Committees in both houses have held hearings, but the momentum toward holding a full-scale debate and passing an authorization bill has slowly dissipated.
"All of this is really just a ruse to hide the fact that Congress doesn't want to take up a matter that would be politically difficult and, if the war goes badly, could be politically damaging," Schiff said.
The root of the problem is an odd kind of bipartisanship. The issue divides both parties, and that has produced a shared aversion to risky decisions.
Most Republicans support the war against Islamic State and want to give the president broad authority to pursue it. But since the president in question is Obama, many GOP members loathe the idea of endorsing his actions. Most Democrats support the war too, but they're hesitant to commit themselves too deeply. The 2002 vote to authorize President George W. Bush's invasion of Iraq remains fresh in their memories as a terrible mistake that hurt many of them politically.
So while Congress' paralysis might appear at first glance a simple problem of partisan divide — most Republicans want to give the president free rein, most Democrats want to restrict him — the true picture is more complicated and more subtle.

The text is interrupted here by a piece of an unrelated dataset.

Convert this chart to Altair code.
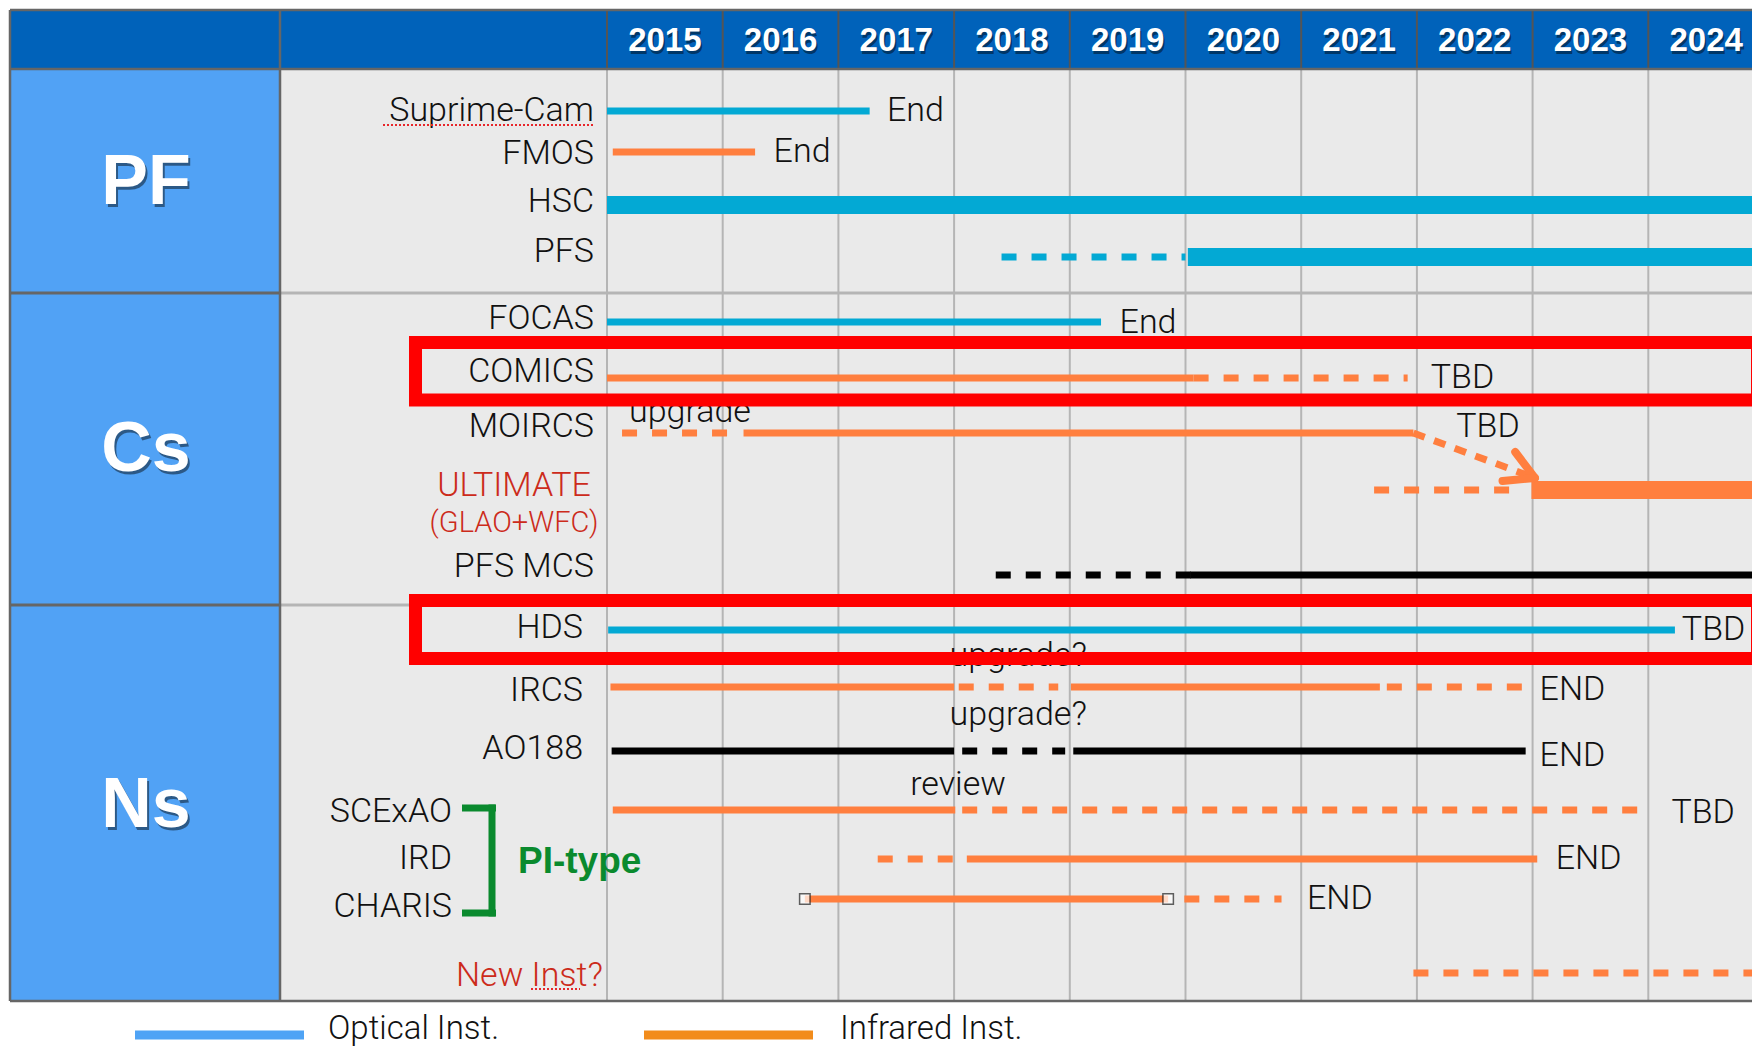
import altair as alt
import pandas as pd

# ---------------- data ----------------
YEARS = list(range(2015, 2025))
SECTIONS = ["PF", "Cs", "Ns"]

INSTRUMENTS = ["Suprime-Cam", "FMOS", "HSC", "PFS", "FOCAS", "COMICS", "MOIRCS",
               "ULTIMATE", "PFS MCS", "HDS", "IRCS", "AO188", "SCExAO", "IRD",
               "CHARIS", "New Inst?"]

# schedule segments
SEG_INST = ["Suprime-Cam", "FMOS", "HSC", "PFS", "PFS", "FOCAS", "COMICS", "COMICS",
            "MOIRCS", "MOIRCS", "ULTIMATE", "ULTIMATE", "PFS MCS", "PFS MCS", "HDS",
            "IRCS", "IRCS", "IRCS", "IRCS", "AO188", "AO188", "AO188",
            "SCExAO", "SCExAO", "IRD", "IRD", "CHARIS", "CHARIS", "New Inst?"]
SEG_START = [2015.0, 2015.05, 2015.0, 2018.41, 2020.02, 2015.0, 2015.0, 2020.07,
             2015.13, 2016.18, 2021.63, 2022.99, 2018.36, 2020.04, 2015.01,
             2015.03, 2018.04, 2019.01, 2021.74, 2015.04, 2018.07, 2019.03,
             2015.05, 2018.07, 2017.34, 2018.11, 2016.71, 2019.99, 2021.97]
SEG_END = [2017.27, 2016.28, 2025.5, 2020.0, 2025.5, 2019.27, 2020.07, 2021.92,
           2016.05, 2021.97, 2022.80, 2025.5, 2020.1, 2025.5, 2024.23,
           2018.0, 2018.9, 2021.68, 2022.91, 2018.0, 2018.96, 2022.94,
           2018.01, 2024.03, 2018.0, 2023.04, 2019.85, 2020.83, 2025.5]
SEG_STYLE = ["solid", "solid", "solid", "dashed", "solid", "solid", "solid", "dashed",
             "dashed", "solid", "dashed", "solid", "dashed", "solid", "solid",
             "solid", "dashed", "solid", "dashed", "solid", "dashed", "solid",
             "solid", "dashed", "dashed", "solid", "solid", "dashed", "dashed"]
SEG_TYPE = ["optical", "infrared", "optical", "optical", "optical", "optical", "infrared", "infrared",
            "infrared", "infrared", "infrared", "infrared", "other", "other", "optical",
            "infrared", "infrared", "infrared", "infrared", "other", "other", "other",
            "infrared", "infrared", "infrared", "infrared", "infrared", "infrared", "infrared"]
SEG_WEIGHT = ["thin", "thin", "thick", "thin", "thick", "thin", "thin", "thin",
              "thin", "thin", "thin", "thick", "thin", "thin", "thin",
              "thin", "thin", "thin", "thin", "thin", "thin", "thin",
              "thin", "thin", "thin", "thin", "thin", "thin", "thin"]

# MOIRCS -> ULTIMATE transition arrow (years)
ARROW_FROM = 2021.97
ARROW_TO = 2023.02

# notes
NOTE_INST = ["Suprime-Cam", "FMOS", "FOCAS", "COMICS", "MOIRCS", "MOIRCS", "HDS",
             "IRCS", "IRCS", "AO188", "AO188", "SCExAO", "SCExAO", "IRD", "CHARIS"]
NOTE_TEXT = ["End", "End", "End", "TBD", "TBD", "upgrade", "TBD",
             "upgrade?", "END", "upgrade?", "END", "review", "TBD", "END", "END"]
NOTE_YEAR = [2017.42, 2016.44, 2019.43, 2022.12, 2022.34, 2015.19, 2024.29,
             2017.96, 2023.06, 2017.96, 2023.06, 2017.62, 2024.2, 2023.2, 2021.05]

LEGEND_LABELS = ["Optical Inst.", "Infrared Inst."]

# ---------------- layout / style ----------------
PX_PER_YEAR = 115.7
X2015 = 599  # plot-x of 2015
XMIN = 2015 - X2015 / PX_PER_YEAR
W, H = 1744, 1041
XMAX = XMIN + W / PX_PER_YEAR
XS = alt.Scale(domain=[XMIN, XMAX], nice=False, zero=False)

def P(v):  # page coordinate -> plot coordinate
    return v - 8

LANE = dict(zip(INSTRUMENTS, [111, 152, 205, 257, 322, 378, 433, 490, 575, 630,
                              687, 751, 810, 859, 899, 973]))
NOTE_DY = [0, 0, 1, 0, -6, -21, 0, -31, 3, -36, 5, -25, 3, 0, 0]

COLORS = {"optical": "#03A9D4", "infrared": "#FF7F3F", "other": "#000000"}
WIDTHS = {"thin": 7, "thick": 18}
DASH = [15, 15]
FONT = "Roboto"
LIGHT = 300
FS = 34

HEADER = "#0062BA"
LEFTBLUE = "#51A2F5"
BODY = "#EAEAEA"
GRID = "#B5B5B5"
FRAME = "#666666"

DUMMY = pd.DataFrame({"k": [0]})


def rect(x1, y1, x2, y2, **kw):
    return alt.Chart(DUMMY).mark_rect(**kw).encode(
        x=alt.value(P(x1)), x2=alt.value(P(x2)), y=alt.value(P(y1)), y2=alt.value(P(y2)))


def pxrules(rows, color, width, dash=None):
    df = pd.DataFrame(rows, columns=["x1", "y1", "x2", "y2"])
    for c in df.columns:
        df[c] = df[c] - 8
    kw = dict(color=color, strokeWidth=width, strokeCap="butt")
    if dash:
        kw["strokeDash"] = dash
    return alt.Chart(df).mark_rule(**kw).encode(
        x=alt.X("x1:Q", scale=None, axis=None), x2="x2:Q",
        y=alt.Y("y1:Q", scale=None, axis=None), y2="y2:Q")


layers = []

# backgrounds
layers.append(rect(10, 10, 1760, 69, color=HEADER))
layers.append(rect(10, 69, 280, 1001, color=LEFTBLUE))
layers.append(rect(280, 69, 1760, 1001, color=BODY))

# vertical year grid
years_df = pd.DataFrame({"year": YEARS})
layers.append(alt.Chart(years_df).mark_rule(color=GRID, strokeWidth=2).encode(
    x=alt.X("year:Q", scale=XS, axis=None), y=alt.value(P(69)), y2=alt.value(P(1001))))
layers.append(alt.Chart(years_df).mark_rule(color="#555555", strokeWidth=2).encode(
    x=alt.X("year:Q", scale=XS, axis=None), y=alt.value(P(10)), y2=alt.value(P(69))))

# section separators
layers.append(pxrules([(280, 293, 1760, 293), (280, 605, 1760, 605)], GRID, 3))
layers.append(pxrules([(10, 293, 280, 293), (10, 605, 280, 605)], FRAME, 3))
# frame
layers.append(pxrules([(10, 10, 1760, 10), (10, 69, 1760, 69), (10, 1001, 1760, 1001)], FRAME, 2.5))
layers.append(pxrules([(10, 10, 10, 1001), (280, 10, 280, 1001)], FRAME, 2.5))

# year header labels (with shadow)
ylab = alt.Chart(years_df).transform_calculate(mid="datum.year + 0.5")
layers.append(ylab.mark_text(font="Liberation Sans", fontWeight="bold", fontSize=33,
                             color="rgba(0,0,0,0.45)", dx=1.5, dy=2.5, baseline="middle").encode(
    x=alt.X("mid:Q", scale=XS, axis=None), y=alt.value(P(41)), text="year:N"))
layers.append(ylab.mark_text(font="Liberation Sans", fontWeight="bold", fontSize=33,
                             color="white", baseline="middle").encode(
    x=alt.X("mid:Q", scale=XS, axis=None), y=alt.value(P(41)), text="year:N"))

# section labels
sec_df = pd.DataFrame({"sec": SECTIONS, "y": [P(183), P(450), P(806)]})
for col, off in [("rgba(0,0,0,0.45)", (2, 3)), ("white", (0, 0))]:
    layers.append(alt.Chart(sec_df).mark_text(font="Liberation Sans", fontWeight="bold", fontSize=70,
                                              color=col, dx=off[0], dy=off[1], baseline="middle").encode(
        x=alt.value(P(146)), y=alt.Y("y:Q", scale=None, axis=None), text="sec:N"))

# instrument labels
LABEL_Y = dict(zip(INSTRUMENTS, [111, 154, 202, 252, 319, 372, 427, 486, 567, 628,
                                 691, 749, 812, 859, 907, 976]))


def label_layer(names, xpage, align, color="#111111", size=FS, extra=None):
    txt = list(names) if extra is None else extra
    ys = [P(LABEL_Y[n]) for n in names] if extra is None else names
    df = pd.DataFrame({"t": txt, "y": ys})
    return alt.Chart(df).mark_text(font=FONT, fontWeight=LIGHT, fontSize=size, color=color,
                                   align=align, baseline="middle").encode(
        x=alt.value(P(xpage)), y=alt.Y("y:Q", scale=None, axis=None), text="t:N")


layers.append(label_layer(["Suprime-Cam", "FMOS", "HSC", "PFS", "FOCAS", "COMICS", "MOIRCS",
                           "PFS MCS"], 594, "right"))
layers.append(label_layer(["HDS", "IRCS", "AO188"], 583, "right"))
layers.append(label_layer(["SCExAO", "IRD", "CHARIS"], 452, "right"))
layers.append(label_layer(["ULTIMATE"], 514, "center", color="#CC2B1B"))
layers.append(label_layer([P(523)], 514, "center", color="#CC2B1B", size=29, extra=["(GLAO+WFC)"]))
layers.append(label_layer(["New Inst?"], 603, "right", color="#CC2B1B"))

# spell-check underlines
layers.append(pxrules([(383, 125, 594, 125), (531, 989, 580, 989)], "#E8262A", 2, dash=[2, 2]))

# PI-type bracket & label
layers.append(pxrules([(462, 808, 496, 808), (462, 913, 496, 913)], "#0A8A2E", 7))
layers.append(pxrules([(492, 804.5, 492, 916.5)], "#0A8A2E", 7))
layers.append(alt.Chart(DUMMY).mark_text(font="Liberation Sans", fontWeight="bold", fontSize=37,
                                         color="#0A8A2E", align="left", baseline="middle").encode(
    x=alt.value(P(518)), y=alt.value(P(862)), text=alt.value("PI-type")))

# schedule segments
seg = pd.DataFrame({"inst": SEG_INST, "start": SEG_START, "end": SEG_END,
                    "style": SEG_STYLE, "type": SEG_TYPE, "weight": SEG_WEIGHT})
seg["y"] = [P(LANE[i]) for i in seg["inst"]]
seg["col"] = seg["type"].map(COLORS)
seg["w"] = seg["weight"].map(WIDTHS)

for style in ["solid", "dashed"]:
    kw = dict(strokeCap="butt")
    if style == "dashed":
        kw["strokeDash"] = DASH
    layers.append(alt.Chart(seg[seg["style"] == style]).mark_rule(**kw).encode(
        x=alt.X("start:Q", scale=XS, axis=None), x2="end:Q",
        y=alt.Y("y:Q", scale=None, axis=None),
        color=alt.Color("col:N", scale=None),
        strokeWidth=alt.StrokeWidth("w:Q", scale=None)))

# MOIRCS -> ULTIMATE arrow
arr = pd.DataFrame({"x1": [ARROW_FROM], "x2": [ARROW_TO],
                    "y1": [P(LANE["MOIRCS"])], "y2": [P(LANE["ULTIMATE"] - 12)]})
layers.append(alt.Chart(arr).mark_rule(color=COLORS["infrared"], strokeWidth=7,
                                       strokeDash=[12, 10], strokeCap="butt").encode(
    x=alt.X("x1:Q", scale=XS, axis=None), x2="x2:Q",
    y=alt.Y("y1:Q", scale=None, axis=None), y2="y2:Q"))
head = pd.DataFrame({"x1": [ARROW_TO, ARROW_TO], "x2": [ARROW_TO - 0.17, ARROW_TO - 0.28],
                     "y1": [P(LANE["ULTIMATE"] - 12)] * 2, "y2": [P(452), P(481)]})
layers.append(alt.Chart(head).mark_rule(color=COLORS["infrared"], strokeWidth=8,
                                        strokeCap="round").encode(
    x=alt.X("x1:Q", scale=XS, axis=None), x2="x2:Q",
    y=alt.Y("y1:Q", scale=None, axis=None), y2="y2:Q"))

# CHARIS markers at the ends of its solid segment
ch = seg[(seg["inst"] == "CHARIS") & (seg["style"] == "solid")]
mk = pd.DataFrame({"x": [ch["start"].iloc[0], ch["end"].iloc[0]], "y": [P(LANE["CHARIS"])] * 2})
layers.append(alt.Chart(mk).mark_square(size=110, filled=True, color="white",
                                        stroke="#222222", strokeWidth=1.5).encode(
    x=alt.X("x:Q", scale=XS, axis=None), y=alt.Y("y:Q", scale=None, axis=None)))

# notes
notes = pd.DataFrame({"t": NOTE_TEXT, "year": NOTE_YEAR,
                      "y": [P(LANE[i] + d) for i, d in zip(NOTE_INST, NOTE_DY)]})
layers.append(alt.Chart(notes).mark_text(font=FONT, fontWeight=LIGHT, fontSize=FS, color="#111111",
                                         align="left", baseline="middle").encode(
    x=alt.X("year:Q", scale=XS, axis=None), y=alt.Y("y:Q", scale=None, axis=None), text="t:N"))

# highlight boxes (COMICS, HDS)
for inst, (top, bot) in {"COMICS": (342.5, 400), "HDS": (600.5, 658.5)}.items():
    layers.append(pxrules([(409, top, 1770, top), (409, bot, 1770, bot)], "#FF0000", 13))
    layers.append(pxrules([(415.5, top, 415.5, bot), (1757.5, top, 1757.5, bot)], "#FF0000", 13))

# legend
layers.append(pxrules([(135, 1035, 304, 1035)], "#4FA3F5", 9))
layers.append(pxrules([(644, 1035, 813, 1035)], "#F28C1C", 9))
leg = pd.DataFrame({"t": LEGEND_LABELS, "x": [P(328), P(840)], "y": [P(1029), P(1029)]})
layers.append(alt.Chart(leg).mark_text(font=FONT, fontWeight=LIGHT, fontSize=33, color="#111111",
                                       align="left", baseline="middle").encode(
    x=alt.X("x:Q", scale=None, axis=None), y=alt.Y("y:Q", scale=None, axis=None), text="t:N"))

chart = alt.layer(*layers).resolve_scale(x="independent", y="independent").properties(
    width=W, height=H, padding=0, autosize=alt.AutoSizeParams(type="none"), background="white"
).configure_view(stroke=None)

chart.save("out.html", embed_options={"renderer": "svg", "actions": False})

"This would be easier to do if one party were strongly on one side and the other lined up on the opposite side," Schiff said. "But it divides both parties, and so neither sees a real political advantage in it."
To that dispiriting picture, add one more element: Obama has told Congress that he doesn't need its formal approval to continue the war. The president insists that he has ample legal justification under the 2001 resolution that authorized the invasion of Afghanistan. Many legal scholars consider that a stretch; the 2001 document was aimed at Al Qaeda, not Islamic State, which hadn't been founded at the time. But Obama's assertion has been enough to convince some members of Congress that they don't really need to bother with a new authorization.
"When members of Congress feel no compulsion to act on national security grounds, then they are free to play politics," Harvard Law professor Jack Goldsmith wrote recently. And that's exactly what has happened. Republicans have remained free to criticize Obama for using too little force, Democrats to fret that he may be using too much — but neither side has been compelled to take responsibility for the outcome.
This inaction might become more obvious — and more problematic — if the war against Islamic State expands. Offshoots of Islamic State have popped up in more countries, including Libya, Tunisia, Algeria, Yemen and Nigeria — all of which are potential U.S. targets under Obama's interpretation of the law.
"We're asking people to risk their lives in a war without Congress doing its modest job, which is passing a resolution," said Sen. Tim Kaine (D-Va.), who's pushed unsuccessfully for an authorization vote in the Senate. "If we don't weigh in, we will have created a precedent for future presidents to do an awful lot of war-making without authorization."
He's right. The next time a politician from either party complains that Obama or his successor is stretching the bounds of executive power, ask this question: Why didn't Congress meet its constitutional obligation to authorize this new campaign in the endless war on terror?